**RECORDED INFORMATION**
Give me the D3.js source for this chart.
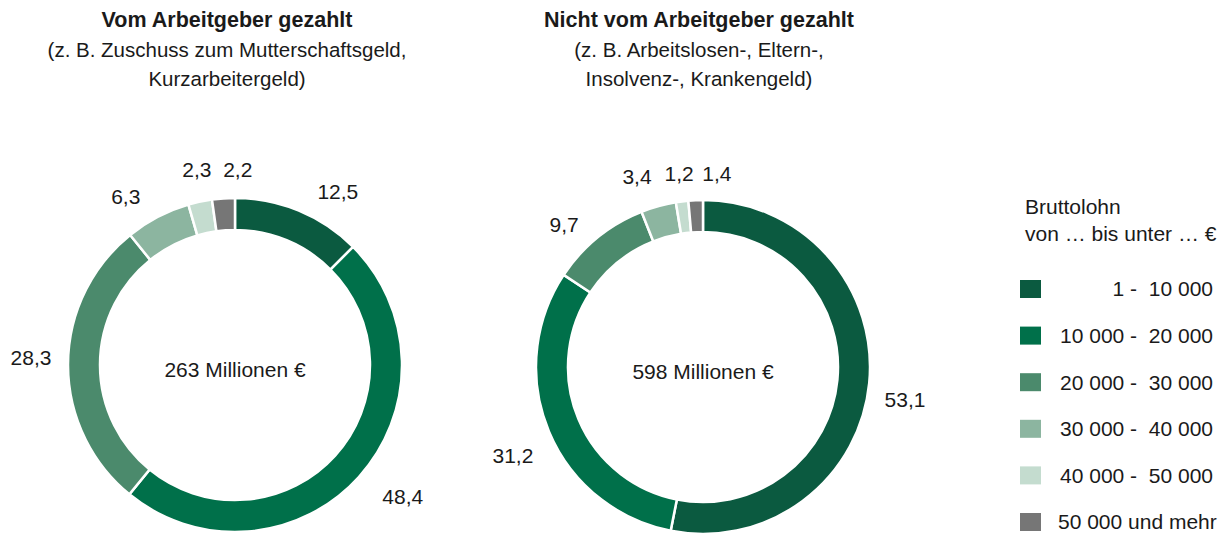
<!DOCTYPE html>
<html lang="de">
<head>
<meta charset="utf-8">
<title>Bruttolohn – Anteile</title>
<script src="https://d3js.org/d3.v7.min.js"></script>
<style>
  body { margin: 0; background: #fff; }
  svg text { font-family: "Liberation Sans", Arial, sans-serif; fill: #1a1a1a; }
  .title { font-weight: bold; font-size: 21.5px; }
  .sub { font-size: 20.5px; }
  .lbl { font-size: 21px; }
  .legend text { font-size: 21px; white-space: pre; }
</style>
</head>
<body>
<script>
// Data
const categories = ["1 -  10 000", "10 000 -  20 000", "20 000 -  30 000", "30 000 -  40 000", "40 000 -  50 000", "50 000 und mehr"];
const paidByEmployer = [12.5, 48.4, 28.3, 6.3, 2.3, 2.2];
const notPaidByEmployer = [53.1, 31.2, 9.7, 3.4, 1.2, 1.4];
const totals = ["263 Millionen €", "598 Millionen €"];
const titles = ["Vom Arbeitgeber gezahlt", "Nicht vom Arbeitgeber gezahlt"];
const subtitles = [
  ["(z. B. Zuschuss zum Mutterschaftsgeld,", "Kurzarbeitergeld)"],
  ["(z. B. Arbeitslosen-, Eltern-,", "Insolvenz-, Krankengeld)"]
];
const colors = ["#0b5a40", "#00704a", "#4b8a6c", "#8cb5a0", "#c4dccf", "#767676"];

const w = 1231, h = 533;
const outerR = 167, innerR = 135;
const labelRx = 206, labelRy = 192;   // labels sit on an ellipse round the ring

// small hand tweaks so the value labels sit like in the original layout
const labelNudge = [
  [[24, 4], [15, 3], [2, -7], [-14, 2], [5, -8], [17, -4]],
  [[-3, 14], [0, 15], [-9, 7], [-11, -5], [2, -3], [23, -2]]
];

const svg = d3.select("body").append("svg")
  .attr("width", w).attr("height", h);

const color = d3.scaleOrdinal().domain(categories).range(colors);
const pie = d3.pie().sort(null).value(d => d.v);
const arc = d3.arc().innerRadius(innerR).outerRadius(outerR);
const fmt = v => d3.format(".1f")(v).replace(".", ",");

const donuts = [
  { values: paidByEmployer, cx: 235, cy: 365, tx: 227 },
  { values: notPaidByEmployer, cx: 703, cy: 367, tx: 699 }
];

donuts.forEach((dn, k) => {
  //titles
  svg.append("text").attr("x", dn.tx).attr("y", 27)
    .attr("class", "title").attr("text-anchor", "middle").text(titles[k]);
  subtitles[k].forEach((s, i) => {
    svg.append("text").attr("x", dn.tx).attr("y", 57 + i * 29)
      .attr("class", "sub").attr("text-anchor", "middle").text(s);
  });

  const g = svg.append("g").attr("transform", `translate(${dn.cx},${dn.cy})`);
  const arcs = pie(dn.values.map((v, i) => ({ v, c: categories[i] })));

  g.selectAll("path").data(arcs).join("path")
    .attr("d", arc)
    .attr("fill", d => color(d.data.c))
    .attr("stroke", "#fff")
    .attr("stroke-width", 2.5);

  g.append("text").attr("class", "lbl").attr("text-anchor", "middle")
    .attr("y", 5).attr("dy", "0.35em").text(totals[k]);

  //value labels
  const pos = arcs.map((d, i) => {
    const a = (d.startAngle + d.endAngle) / 2;
    return {
      x: labelRx * Math.sin(a) + labelNudge[k][i][0],
      y: -labelRy * Math.cos(a) + labelNudge[k][i][1],
      d
    };
  });
  g.selectAll("text.val").data(pos).join("text")
    .attr("class", "lbl val").attr("text-anchor", "middle")
    .attr("x", p => p.x).attr("y", p => p.y).attr("dy", "0.35em")
    .text(p => fmt(p.d.value));
});

//legend
const lg = svg.append("g").attr("class", "legend");
lg.append("text").attr("x", 1025).attr("y", 214).text("Bruttolohn");
lg.append("text").attr("x", 1025).attr("y", 241).text("von … bis unter … €");

const rowY = d3.scalePoint().domain(categories).range([289, 522]);
categories.forEach((c, i) => {
  lg.append("rect").attr("x", 1020).attr("y", rowY(c) - 9)
    .attr("width", 21).attr("height", 18).attr("fill", color(c));
  const last = i === categories.length - 1;
  lg.append("text")
    .attr("x", last ? 1058 : 1213)
    .attr("text-anchor", last ? "start" : "end")
    .attr("y", rowY(c)).attr("dy", "0.35em")
    .text(c);
});
</script>
</body>
</html>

**TASK GOAL**
Return the material exactly as given, apart from the pictures.

**TASK RESPONSE**
Give me the D3.js source for this chart.
<!DOCTYPE html>
<html lang="de">
<head>
<meta charset="utf-8">
<title>Bruttolohn – Anteile</title>
<script src="https://d3js.org/d3.v7.min.js"></script>
<style>
  body { margin: 0; background: #fff; }
  svg text { font-family: "Liberation Sans", Arial, sans-serif; fill: #1a1a1a; }
  .title { font-weight: bold; font-size: 21.5px; }
  .sub { font-size: 20.5px; }
  .lbl { font-size: 21px; }
  .legend text { font-size: 21px; white-space: pre; }
</style>
</head>
<body>
<script>
// Data
const categories = ["1 -  10 000", "10 000 -  20 000", "20 000 -  30 000", "30 000 -  40 000", "40 000 -  50 000", "50 000 und mehr"];
const paidByEmployer = [12.5, 48.4, 28.3, 6.3, 2.3, 2.2];
const notPaidByEmployer = [53.1, 31.2, 9.7, 3.4, 1.2, 1.4];
const totals = ["263 Millionen €", "598 Millionen €"];
const titles = ["Vom Arbeitgeber gezahlt", "Nicht vom Arbeitgeber gezahlt"];
const subtitles = [
  ["(z. B. Zuschuss zum Mutterschaftsgeld,", "Kurzarbeitergeld)"],
  ["(z. B. Arbeitslosen-, Eltern-,", "Insolvenz-, Krankengeld)"]
];
const colors = ["#0b5a40", "#00704a", "#4b8a6c", "#8cb5a0", "#c4dccf", "#767676"];

const w = 1231, h = 533;
const outerR = 167, innerR = 135;
const labelRx = 206, labelRy = 192;   // labels sit on an ellipse round the ring

// small hand tweaks so the value labels sit like in the original layout
const labelNudge = [
  [[24, 4], [15, 3], [2, -7], [-14, 2], [5, -8], [17, -4]],
  [[-3, 14], [0, 15], [-9, 7], [-11, -5], [2, -3], [23, -2]]
];

const svg = d3.select("body").append("svg")
  .attr("width", w).attr("height", h);

const color = d3.scaleOrdinal().domain(categories).range(colors);
const pie = d3.pie().sort(null).value(d => d.v);
const arc = d3.arc().innerRadius(innerR).outerRadius(outerR);
const fmt = v => d3.format(".1f")(v).replace(".", ",");

const donuts = [
  { values: paidByEmployer, cx: 235, cy: 365, tx: 227 },
  { values: notPaidByEmployer, cx: 703, cy: 367, tx: 699 }
];

donuts.forEach((dn, k) => {
  //titles
  svg.append("text").attr("x", dn.tx).attr("y", 27)
    .attr("class", "title").attr("text-anchor", "middle").text(titles[k]);
  subtitles[k].forEach((s, i) => {
    svg.append("text").attr("x", dn.tx).attr("y", 57 + i * 29)
      .attr("class", "sub").attr("text-anchor", "middle").text(s);
  });

  const g = svg.append("g").attr("transform", `translate(${dn.cx},${dn.cy})`);
  const arcs = pie(dn.values.map((v, i) => ({ v, c: categories[i] })));

  g.selectAll("path").data(arcs).join("path")
    .attr("d", arc)
    .attr("fill", d => color(d.data.c))
    .attr("stroke", "#fff")
    .attr("stroke-width", 2.5);

  g.append("text").attr("class", "lbl").attr("text-anchor", "middle")
    .attr("y", 5).attr("dy", "0.35em").text(totals[k]);

  //value labels
  const pos = arcs.map((d, i) => {
    const a = (d.startAngle + d.endAngle) / 2;
    return {
      x: labelRx * Math.sin(a) + labelNudge[k][i][0],
      y: -labelRy * Math.cos(a) + labelNudge[k][i][1],
      d
    };
  });
  g.selectAll("text.val").data(pos).join("text")
    .attr("class", "lbl val").attr("text-anchor", "middle")
    .attr("x", p => p.x).attr("y", p => p.y).attr("dy", "0.35em")
    .text(p => fmt(p.d.value));
});

//legend
const lg = svg.append("g").attr("class", "legend");
lg.append("text").attr("x", 1025).attr("y", 214).text("Bruttolohn");
lg.append("text").attr("x", 1025).attr("y", 241).text("von … bis unter … €");

const rowY = d3.scalePoint().domain(categories).range([289, 522]);
categories.forEach((c, i) => {
  lg.append("rect").attr("x", 1020).attr("y", rowY(c) - 9)
    .attr("width", 21).attr("height", 18).attr("fill", color(c));
  const last = i === categories.length - 1;
  lg.append("text")
    .attr("x", last ? 1058 : 1213)
    .attr("text-anchor", last ? "start" : "end")
    .attr("y", rowY(c)).attr("dy", "0.35em")
    .text(c);
});
</script>
</body>
</html>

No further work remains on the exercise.